Para orang sukses sejati
yaitu yang mendapatkan kekayaan dengan jalan halal dan berbagi terhadap sesama.
Mereka menyumbangkan hartanya di jalan amal. Mereka mendirikan rumah sakit,
panti asuhan, riset kanker, dan berbagai yayasan amal.
Kebanyakan dari mereka
menghindari publikasi. Berbagai studi menunjukkan bahwa para orang sukses
sejati menyumbangkan minimal 10 persen dari pendapatan kotor untuk kegiatan
amal, bahkan saat dulu mereka masih miskin. Mereka menyadari bahwa kekayaan
mereka hanyalah titipan dari Tuhan, 'silent partner' mereka.
Akhirnya melalui
kecerdasan spiritual manusia mampu menciptakan makna untuk tujuan-tujuannya.

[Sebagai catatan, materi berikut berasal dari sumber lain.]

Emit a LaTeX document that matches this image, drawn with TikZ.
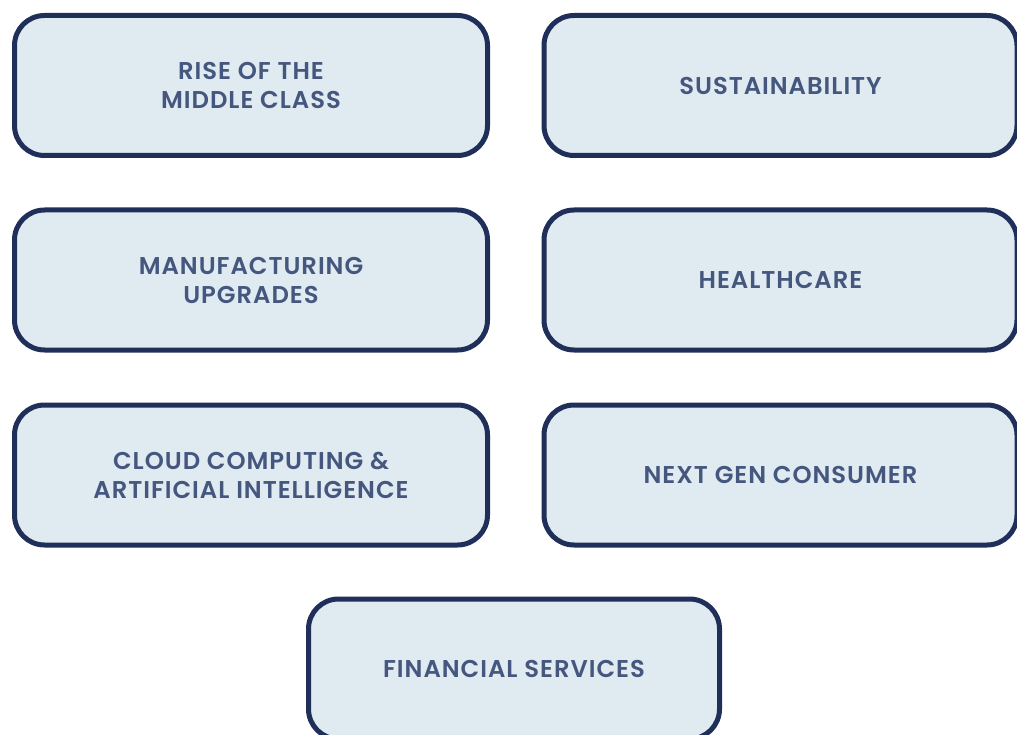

Hasil dari kecerdasan aspirasi yang berupa cita-cita diberi makna oleh
kecerdasan spiritual. Melalui kecerdasan spiritual pula manusia mampu tetap
bahagia dalam perjalanan menuju teraihnya cita-cita.
Kunci bahagia adalah
Kecerdasan Spiritual. Kecerdasan spiritual (SQ) berkaitan dengan masalah makna,
motivasi, dan tujuan hidup sendiri. Jika IQ berperan memberi solusi
intelektual-teknikal, EQ meratakan jalan membangun relasi sosial, SQ
mempertanyakan apakah makna, tujuan,dan filsafat hidup seseorang.